### DATA EXTRACT
-------

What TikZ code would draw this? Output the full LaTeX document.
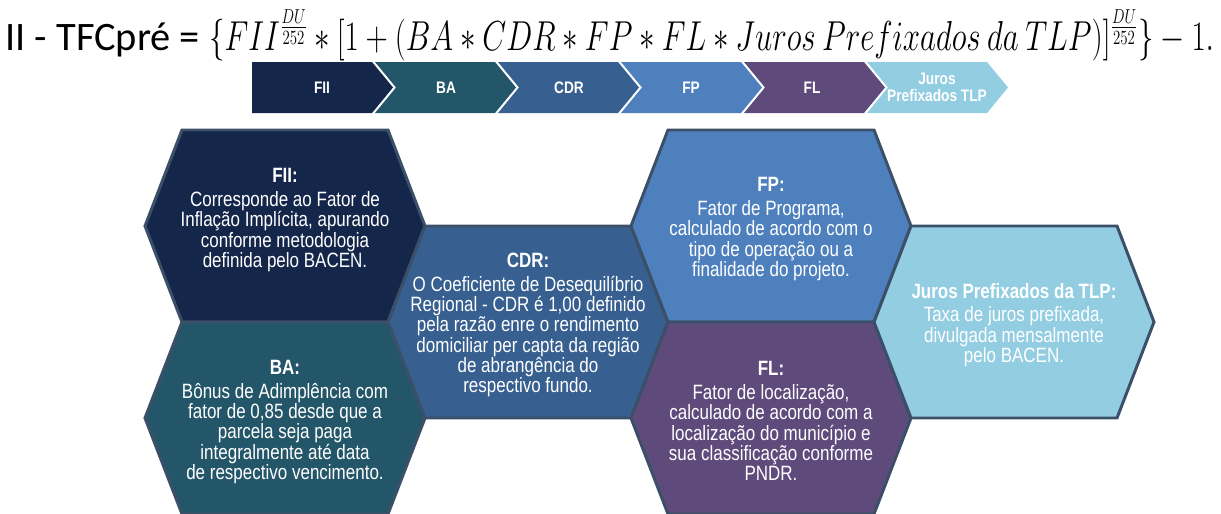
\documentclass[tikz,border=0pt]{standalone}
\usepackage{amsmath}
\usepackage[no-math]{fontspec}
\setmainfont{Liberation Sans}[FakeStretch=0.82]
\newfontfamily\calfont{Carlito}
\usepackage{graphicx}
\usepackage{xcolor}
\usepackage{tikz}

\definecolor{fiicol}{HTML}{14264A}
\definecolor{bacol}{HTML}{245669}
\definecolor{cdrcol}{HTML}{375F8F}
\definecolor{fpcol}{HTML}{4E80BE}
\definecolor{flcol}{HTML}{5F4A7C}
\definecolor{juroscol}{HTML}{92CDE2}
\definecolor{edgecol}{HTML}{3B5068}

\begin{document}
\begin{tikzpicture}[x=0.02cm, y=-0.02cm,
hexa/.style={draw=edgecol, line width=1.7pt},
chev/.style={draw=none},
txt/.style={align=center, text=white, inner sep=0, font=\fontsize{11.8}{11.6}\selectfont},
chevtxt/.style={align=center, text=white, inner sep=0, font=\bfseries\fontsize{9.5}{9.5}\selectfont}
]
\useasboundingbox (0,0) rectangle (1221,514);

\node[anchor=base west, inner sep=0] (formula) at (5,50) {\calfont\fontsize{23}{24}\selectfont II - TFCpré = \resizebox{572pt}{23pt}{$\{FII^{\frac{DU}{252}} \ast [1 + (BA \ast CDR \ast FP \ast FL \ast Juros\ Prefixados\ da\ TLP)]^{\frac{DU}{252}}\} - 1.$}};

\draw[chev, fill=fiicol] (252,62) -- ++(120,0) -- ++(21,25.5) -- ++(-21,25.5) -- ++(-120,0) -- cycle;
\draw[chev, fill=bacol] (375,62) -- ++(120,0) -- ++(21,25.5) -- ++(-21,25.5) -- ++(-120,0) -- ++(21,-25.5) -- cycle;
\draw[chev, fill=cdrcol] (498,62) -- ++(120,0) -- ++(21,25.5) -- ++(-21,25.5) -- ++(-120,0) -- ++(21,-25.5) -- cycle;
\draw[chev, fill=fpcol] (621,62) -- ++(120,0) -- ++(21,25.5) -- ++(-21,25.5) -- ++(-120,0) -- ++(21,-25.5) -- cycle;
\draw[chev, fill=flcol] (744,62) -- ++(120,0) -- ++(21,25.5) -- ++(-21,25.5) -- ++(-120,0) -- ++(21,-25.5) -- cycle;
\draw[chev, fill=juroscol] (867,62) -- ++(120,0) -- ++(21,25.5) -- ++(-21,25.5) -- ++(-120,0) -- ++(21,-25.5) -- cycle;

\node[chevtxt] (c1) at (322,87.5) {FII};
\node[chevtxt] (c2) at (446,87.5) {BA};
\node[chevtxt] (c3) at (569,87.5) {CDR};
\node[chevtxt] (c4) at (691,87.5) {FP};
\node[chevtxt] (c5) at (812,87.5) {FL};
\node[chevtxt] (c6) at (937,87.5) {Juros\\Prefixados TLP};

\draw[hexa, fill=fiicol] (285,226) ++(-103,-96) -- ++(206,0) -- ++(37,96) -- ++(-37,96) -- ++(-206,0) -- ++(-37,-96) -- cycle;
\draw[hexa, fill=bacol] (285,418) ++(-103,-96) -- ++(206,0) -- ++(37,96) -- ++(-37,96) -- ++(-206,0) -- ++(-37,-96) -- cycle;
\draw[hexa, fill=cdrcol] (528,322) ++(-103,-96) -- ++(206,0) -- ++(37,96) -- ++(-37,96) -- ++(-206,0) -- ++(-37,-96) -- cycle;
\draw[hexa, fill=fpcol] (771,226) ++(-103,-96) -- ++(206,0) -- ++(37,96) -- ++(-37,96) -- ++(-206,0) -- ++(-37,-96) -- cycle;
\draw[hexa, fill=flcol] (771,418) ++(-103,-96) -- ++(206,0) -- ++(37,96) -- ++(-37,96) -- ++(-206,0) -- ++(-37,-96) -- cycle;
\draw[hexa, fill=juroscol] (1014,322) ++(-103,-96) -- ++(206,0) -- ++(37,96) -- ++(-37,96) -- ++(-206,0) -- ++(-37,-96) -- cycle;

\node[txt] (fii) at (285,220) {\textbf{FII:}\\[2pt]Corresponde ao Fator de\\Inflação Implícita, apurando\\conforme metodologia\\definida pelo BACEN.};
\node[txt] (ba) at (285,422) {\textbf{BA:}\\[2pt]Bônus de Adimplência com\\fator de 0,85 desde que a\\parcela seja paga\\integralmente até data\\de respectivo vencimento.};
\node[txt] (cdr) at (528,325) {\textbf{CDR:}\\[2pt]O Coeficiente de Desequilíbrio\\Regional - CDR é 1,00 definido\\pela razão enre o rendimento\\domiciliar per capta da região\\de abrangência do\\respectivo fundo.};
\node[txt] (fp) at (771,229) {\textbf{FP:}\\[2pt]Fator de Programa,\\calculado de acordo com o\\tipo de operação ou a\\finalidade do projeto.};
\node[txt] (fl) at (771,421) {\textbf{FL:}\\[2pt]Fator de localização,\\calculado de acordo com a\\localização do município e\\sua classificação conforme\\PNDR.};
\node[txt] (juros) at (1014,325) {\textbf{Juros Prefixados da TLP:}\\[2pt]Taxa de juros prefixada,\\divulgada mensalmente\\pelo BACEN.};

\end{tikzpicture}
\end{document}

-------

### SET EXERCISE
Your task is to repeat the material above exactly, without its pictures.

### WRITTEN REPLY
What TikZ code would draw this? Output the full LaTeX document.
\documentclass[tikz,border=0pt]{standalone}
\usepackage{amsmath}
\usepackage[no-math]{fontspec}
\setmainfont{Liberation Sans}[FakeStretch=0.82]
\newfontfamily\calfont{Carlito}
\usepackage{graphicx}
\usepackage{xcolor}
\usepackage{tikz}

\definecolor{fiicol}{HTML}{14264A}
\definecolor{bacol}{HTML}{245669}
\definecolor{cdrcol}{HTML}{375F8F}
\definecolor{fpcol}{HTML}{4E80BE}
\definecolor{flcol}{HTML}{5F4A7C}
\definecolor{juroscol}{HTML}{92CDE2}
\definecolor{edgecol}{HTML}{3B5068}

\begin{document}
\begin{tikzpicture}[x=0.02cm, y=-0.02cm,
hexa/.style={draw=edgecol, line width=1.7pt},
chev/.style={draw=none},
txt/.style={align=center, text=white, inner sep=0, font=\fontsize{11.8}{11.6}\selectfont},
chevtxt/.style={align=center, text=white, inner sep=0, font=\bfseries\fontsize{9.5}{9.5}\selectfont}
]
\useasboundingbox (0,0) rectangle (1221,514);

\node[anchor=base west, inner sep=0] (formula) at (5,50) {\calfont\fontsize{23}{24}\selectfont II - TFCpré = \resizebox{572pt}{23pt}{$\{FII^{\frac{DU}{252}} \ast [1 + (BA \ast CDR \ast FP \ast FL \ast Juros\ Prefixados\ da\ TLP)]^{\frac{DU}{252}}\} - 1.$}};

\draw[chev, fill=fiicol] (252,62) -- ++(120,0) -- ++(21,25.5) -- ++(-21,25.5) -- ++(-120,0) -- cycle;
\draw[chev, fill=bacol] (375,62) -- ++(120,0) -- ++(21,25.5) -- ++(-21,25.5) -- ++(-120,0) -- ++(21,-25.5) -- cycle;
\draw[chev, fill=cdrcol] (498,62) -- ++(120,0) -- ++(21,25.5) -- ++(-21,25.5) -- ++(-120,0) -- ++(21,-25.5) -- cycle;
\draw[chev, fill=fpcol] (621,62) -- ++(120,0) -- ++(21,25.5) -- ++(-21,25.5) -- ++(-120,0) -- ++(21,-25.5) -- cycle;
\draw[chev, fill=flcol] (744,62) -- ++(120,0) -- ++(21,25.5) -- ++(-21,25.5) -- ++(-120,0) -- ++(21,-25.5) -- cycle;
\draw[chev, fill=juroscol] (867,62) -- ++(120,0) -- ++(21,25.5) -- ++(-21,25.5) -- ++(-120,0) -- ++(21,-25.5) -- cycle;

\node[chevtxt] (c1) at (322,87.5) {FII};
\node[chevtxt] (c2) at (446,87.5) {BA};
\node[chevtxt] (c3) at (569,87.5) {CDR};
\node[chevtxt] (c4) at (691,87.5) {FP};
\node[chevtxt] (c5) at (812,87.5) {FL};
\node[chevtxt] (c6) at (937,87.5) {Juros\\Prefixados TLP};

\draw[hexa, fill=fiicol] (285,226) ++(-103,-96) -- ++(206,0) -- ++(37,96) -- ++(-37,96) -- ++(-206,0) -- ++(-37,-96) -- cycle;
\draw[hexa, fill=bacol] (285,418) ++(-103,-96) -- ++(206,0) -- ++(37,96) -- ++(-37,96) -- ++(-206,0) -- ++(-37,-96) -- cycle;
\draw[hexa, fill=cdrcol] (528,322) ++(-103,-96) -- ++(206,0) -- ++(37,96) -- ++(-37,96) -- ++(-206,0) -- ++(-37,-96) -- cycle;
\draw[hexa, fill=fpcol] (771,226) ++(-103,-96) -- ++(206,0) -- ++(37,96) -- ++(-37,96) -- ++(-206,0) -- ++(-37,-96) -- cycle;
\draw[hexa, fill=flcol] (771,418) ++(-103,-96) -- ++(206,0) -- ++(37,96) -- ++(-37,96) -- ++(-206,0) -- ++(-37,-96) -- cycle;
\draw[hexa, fill=juroscol] (1014,322) ++(-103,-96) -- ++(206,0) -- ++(37,96) -- ++(-37,96) -- ++(-206,0) -- ++(-37,-96) -- cycle;

\node[txt] (fii) at (285,220) {\textbf{FII:}\\[2pt]Corresponde ao Fator de\\Inflação Implícita, apurando\\conforme metodologia\\definida pelo BACEN.};
\node[txt] (ba) at (285,422) {\textbf{BA:}\\[2pt]Bônus de Adimplência com\\fator de 0,85 desde que a\\parcela seja paga\\integralmente até data\\de respectivo vencimento.};
\node[txt] (cdr) at (528,325) {\textbf{CDR:}\\[2pt]O Coeficiente de Desequilíbrio\\Regional - CDR é 1,00 definido\\pela razão enre o rendimento\\domiciliar per capta da região\\de abrangência do\\respectivo fundo.};
\node[txt] (fp) at (771,229) {\textbf{FP:}\\[2pt]Fator de Programa,\\calculado de acordo com o\\tipo de operação ou a\\finalidade do projeto.};
\node[txt] (fl) at (771,421) {\textbf{FL:}\\[2pt]Fator de localização,\\calculado de acordo com a\\localização do município e\\sua classificação conforme\\PNDR.};
\node[txt] (juros) at (1014,325) {\textbf{Juros Prefixados da TLP:}\\[2pt]Taxa de juros prefixada,\\divulgada mensalmente\\pelo BACEN.};

\end{tikzpicture}
\end{document}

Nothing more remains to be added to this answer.